В час тридцать ночи первого января на подходе к передовой Житаренко был убит пулей снайпера…
Владимир Житаренко родился 15 июня 1942 года в Немирове Винницкой области. В 1968 году закончил факультет журналистики Львовского высшего военно-политического училища. Один из нас проучился с ним на этом факультете год, на первом курсе, потом носил свои заметки лейтенанту Володе Житаренко в окружную газету Прикарпатского военного округа «Слава Родины». Другой прослужил несколько лет с ним бок о бок в «Красной звезде», где Владимир работал с 1974 года, практически двадцать лет. В нынешнем году он должен был уходить в запас.

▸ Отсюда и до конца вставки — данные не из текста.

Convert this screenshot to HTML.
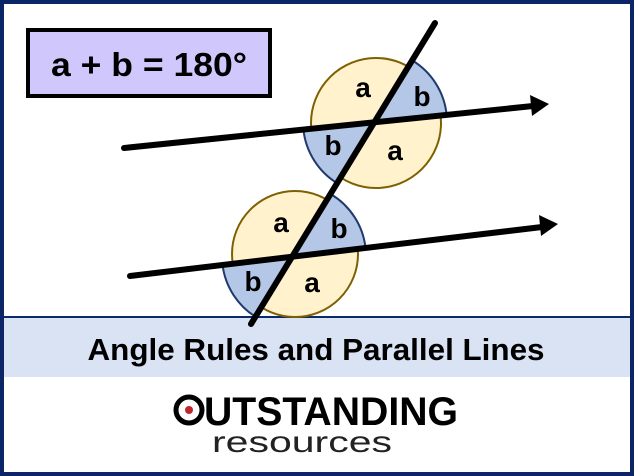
<!DOCTYPE html>
<html><head><meta charset="utf-8"><style>html,body{margin:0;padding:0;background:#fff}svg{display:block}</style></head>
<body>
<svg width="634" height="476" viewBox="0 0 634 476" xmlns="http://www.w3.org/2000/svg" font-family="Liberation Sans, sans-serif">
<rect x="0" y="0" width="634" height="476" fill="#fff"/>
<rect x="4" y="317" width="626" height="60" fill="#dae3f3"/>
<line x1="4" y1="317" x2="630" y2="317" stroke="#0b2a6b" stroke-width="2"/>
<rect x="2" y="2" width="630" height="472" fill="none" stroke="#0b2566" stroke-width="4"/>
<rect x="28" y="30" width="242" height="66" fill="#d0c8fc" stroke="#000" stroke-width="4"/>
<text x="149" y="76" text-anchor="middle" font-size="33" font-weight="bold" textLength="196" lengthAdjust="spacingAndGlyphs">a + b = 180°</text>
<circle cx="376" cy="123" r="65" fill="#fff2cc" stroke="#7f6000" stroke-width="2"/>
<circle cx="295" cy="254" r="63" fill="#fff2cc" stroke="#7f6000" stroke-width="2"/>
<g fill="#b4c7e7" stroke="#1f3a6e" stroke-width="2">
<path d="M375 122 L412.4 60.5 A72 72 0 0 1 446.6 114.6 Z"/>
<path d="M375 122 L337.6 183.5 A72 72 0 0 1 303.4 129.4 Z"/>
<path d="M294 256 L331.4 194.5 A72 72 0 0 1 365.5 247.5 Z"/>
<path d="M294 256 L256.6 317.5 A72 72 0 0 1 222.5 264.5 Z"/>
</g>
<g stroke="#000" stroke-width="6" stroke-linecap="round">
<line x1="124" y1="148" x2="533" y2="106"/>
<line x1="130" y1="276" x2="542" y2="227"/>
<line x1="251" y1="324" x2="435" y2="23"/>
</g>
<polygon points="549,104 530,95 532,116" fill="#000"/>
<polygon points="558,224 539,215 541,236" fill="#000"/>
<g font-size="28" font-weight="bold" text-anchor="middle">
<text x="363" y="97">a</text><text x="422" y="106">b</text>
<text x="333" y="155">b</text><text x="395" y="160">a</text>
<text x="281" y="232">a</text><text x="339" y="238">b</text>
<text x="253" y="291">b</text><text x="312" y="292">a</text>
</g>
<text x="316" y="360" text-anchor="middle" font-size="31" font-weight="bold" textLength="457" lengthAdjust="spacingAndGlyphs">Angle Rules and Parallel Lines</text>
<circle cx="189" cy="410" r="13" fill="none" stroke="#000" stroke-width="5"/>
<circle cx="189" cy="410" r="4" fill="#c0272d"/>
<text x="204" y="425" font-size="40" font-weight="bold" textLength="254" lengthAdjust="spacingAndGlyphs">UTSTANDING</text>
<text x="302" y="452" text-anchor="middle" font-size="30" fill="#222" textLength="180" lengthAdjust="spacingAndGlyphs">resources</text>
</svg>
</body></html>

Полковник Житаренко старался избегать «общеполитических» разговоров. Его трудно было встретить на пресс-конференциях — он ездил по горячим точкам, которых на территории бывшего Союза образовалось с лихвой. 16 таких командировок у полковника за неполных последних два года! Основной герой его материалов — простой солдат и офицер, которому, как считал Володя, наиболее трудно на войне, который своей жизнью расплачивается за маневры политиков. Воину тяжко не от ранений и контузий, писал Житаренко в своей последней книге «Подвиг и подлость», а прежде всего от хулы недобросовестных политиков и борзописцев, наветов иных правителей, их беспочвенных обвинений… Сколько выдержки требуется порой офицеру, солдату, чтобы, невзирая на моральные травмы, продолжать выполнять свой воинский долг: защищать людей от пуль, откуда бы они ни летели.